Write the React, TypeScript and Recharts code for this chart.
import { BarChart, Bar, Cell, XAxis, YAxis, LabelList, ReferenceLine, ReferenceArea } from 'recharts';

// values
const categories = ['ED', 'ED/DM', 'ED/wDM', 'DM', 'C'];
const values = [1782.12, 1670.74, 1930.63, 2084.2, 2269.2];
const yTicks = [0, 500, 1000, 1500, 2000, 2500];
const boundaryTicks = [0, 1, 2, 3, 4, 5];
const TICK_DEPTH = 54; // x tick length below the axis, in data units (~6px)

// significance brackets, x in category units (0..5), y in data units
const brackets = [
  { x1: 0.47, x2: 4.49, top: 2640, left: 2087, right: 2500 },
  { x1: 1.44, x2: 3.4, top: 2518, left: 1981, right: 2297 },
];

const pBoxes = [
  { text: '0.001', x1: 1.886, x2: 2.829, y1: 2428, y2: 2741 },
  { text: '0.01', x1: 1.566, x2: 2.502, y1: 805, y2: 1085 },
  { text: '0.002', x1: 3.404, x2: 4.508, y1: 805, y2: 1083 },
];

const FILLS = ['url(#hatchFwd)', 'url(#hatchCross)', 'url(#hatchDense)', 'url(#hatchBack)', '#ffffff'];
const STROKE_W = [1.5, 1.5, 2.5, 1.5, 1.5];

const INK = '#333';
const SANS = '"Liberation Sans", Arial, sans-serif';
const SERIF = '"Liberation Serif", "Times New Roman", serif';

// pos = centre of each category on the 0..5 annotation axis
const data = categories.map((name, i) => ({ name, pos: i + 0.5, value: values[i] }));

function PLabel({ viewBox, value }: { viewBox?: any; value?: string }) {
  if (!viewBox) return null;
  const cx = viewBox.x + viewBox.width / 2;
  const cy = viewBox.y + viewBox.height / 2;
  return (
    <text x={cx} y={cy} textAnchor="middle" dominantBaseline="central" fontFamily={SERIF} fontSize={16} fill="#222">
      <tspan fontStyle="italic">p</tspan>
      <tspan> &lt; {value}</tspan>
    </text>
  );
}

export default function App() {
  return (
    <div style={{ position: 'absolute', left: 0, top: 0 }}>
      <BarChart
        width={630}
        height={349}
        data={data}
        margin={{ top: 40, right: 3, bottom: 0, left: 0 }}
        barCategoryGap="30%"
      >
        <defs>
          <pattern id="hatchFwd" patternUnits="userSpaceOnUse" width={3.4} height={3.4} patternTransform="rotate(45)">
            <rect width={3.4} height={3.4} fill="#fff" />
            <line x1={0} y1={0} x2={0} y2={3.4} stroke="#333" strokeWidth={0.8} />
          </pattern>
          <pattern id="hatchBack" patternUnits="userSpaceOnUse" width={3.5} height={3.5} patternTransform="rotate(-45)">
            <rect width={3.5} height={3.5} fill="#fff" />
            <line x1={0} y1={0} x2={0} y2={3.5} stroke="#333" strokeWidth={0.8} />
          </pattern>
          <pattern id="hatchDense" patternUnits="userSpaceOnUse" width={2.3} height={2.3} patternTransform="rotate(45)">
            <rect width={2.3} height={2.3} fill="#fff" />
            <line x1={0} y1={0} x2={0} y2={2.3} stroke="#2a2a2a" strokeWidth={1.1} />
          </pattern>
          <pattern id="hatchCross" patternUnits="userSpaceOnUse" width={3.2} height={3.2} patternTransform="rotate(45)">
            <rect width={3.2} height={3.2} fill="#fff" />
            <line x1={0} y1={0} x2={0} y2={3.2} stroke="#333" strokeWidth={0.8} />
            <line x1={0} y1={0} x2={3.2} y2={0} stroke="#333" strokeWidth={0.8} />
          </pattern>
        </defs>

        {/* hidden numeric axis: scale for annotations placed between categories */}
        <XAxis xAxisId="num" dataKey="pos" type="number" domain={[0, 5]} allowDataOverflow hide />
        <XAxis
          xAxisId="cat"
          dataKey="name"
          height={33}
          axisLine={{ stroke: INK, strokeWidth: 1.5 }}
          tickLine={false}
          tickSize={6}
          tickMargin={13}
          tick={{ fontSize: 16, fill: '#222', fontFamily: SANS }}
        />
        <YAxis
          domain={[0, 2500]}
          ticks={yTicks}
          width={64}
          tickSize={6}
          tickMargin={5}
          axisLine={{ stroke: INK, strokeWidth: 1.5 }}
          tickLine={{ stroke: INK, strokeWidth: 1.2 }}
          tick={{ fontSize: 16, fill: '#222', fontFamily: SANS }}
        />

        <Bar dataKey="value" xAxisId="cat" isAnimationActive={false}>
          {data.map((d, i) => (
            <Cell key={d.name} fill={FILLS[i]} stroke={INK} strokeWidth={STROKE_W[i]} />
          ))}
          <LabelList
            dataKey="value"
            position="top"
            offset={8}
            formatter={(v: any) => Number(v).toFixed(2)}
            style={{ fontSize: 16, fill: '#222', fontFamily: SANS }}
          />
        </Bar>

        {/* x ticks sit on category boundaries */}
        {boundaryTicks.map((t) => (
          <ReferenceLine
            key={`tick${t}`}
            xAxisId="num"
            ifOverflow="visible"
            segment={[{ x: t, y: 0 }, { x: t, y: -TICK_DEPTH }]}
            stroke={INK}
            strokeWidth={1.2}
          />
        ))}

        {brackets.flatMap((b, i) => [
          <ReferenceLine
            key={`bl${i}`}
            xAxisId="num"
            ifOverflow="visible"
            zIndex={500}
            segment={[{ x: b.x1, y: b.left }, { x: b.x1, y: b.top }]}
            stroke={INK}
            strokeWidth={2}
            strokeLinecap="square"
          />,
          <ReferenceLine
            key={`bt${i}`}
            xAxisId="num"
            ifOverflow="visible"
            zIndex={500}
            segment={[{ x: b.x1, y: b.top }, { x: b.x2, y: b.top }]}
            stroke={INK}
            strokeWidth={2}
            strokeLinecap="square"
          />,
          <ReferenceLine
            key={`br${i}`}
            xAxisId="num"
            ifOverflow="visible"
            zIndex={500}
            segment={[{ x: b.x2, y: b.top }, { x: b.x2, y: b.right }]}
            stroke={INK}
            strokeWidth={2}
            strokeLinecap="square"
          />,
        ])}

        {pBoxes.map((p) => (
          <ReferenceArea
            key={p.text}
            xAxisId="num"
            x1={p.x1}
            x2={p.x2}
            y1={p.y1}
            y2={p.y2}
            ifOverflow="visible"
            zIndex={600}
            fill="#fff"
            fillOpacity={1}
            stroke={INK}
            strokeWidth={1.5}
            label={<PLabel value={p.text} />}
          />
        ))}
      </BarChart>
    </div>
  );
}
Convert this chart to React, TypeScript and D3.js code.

• _TASK TO COMPLETE_
Up to and including the line with "LabelList, ReferenceLine, ReferenceArea", repeat the entries exactly, beginning at their first line.

• _TASK OUTPUT_
Write the React, TypeScript and Recharts code for this chart.
import { BarChart, Bar, Cell, XAxis, YAxis, LabelList, ReferenceLine, ReferenceArea } from 'recharts';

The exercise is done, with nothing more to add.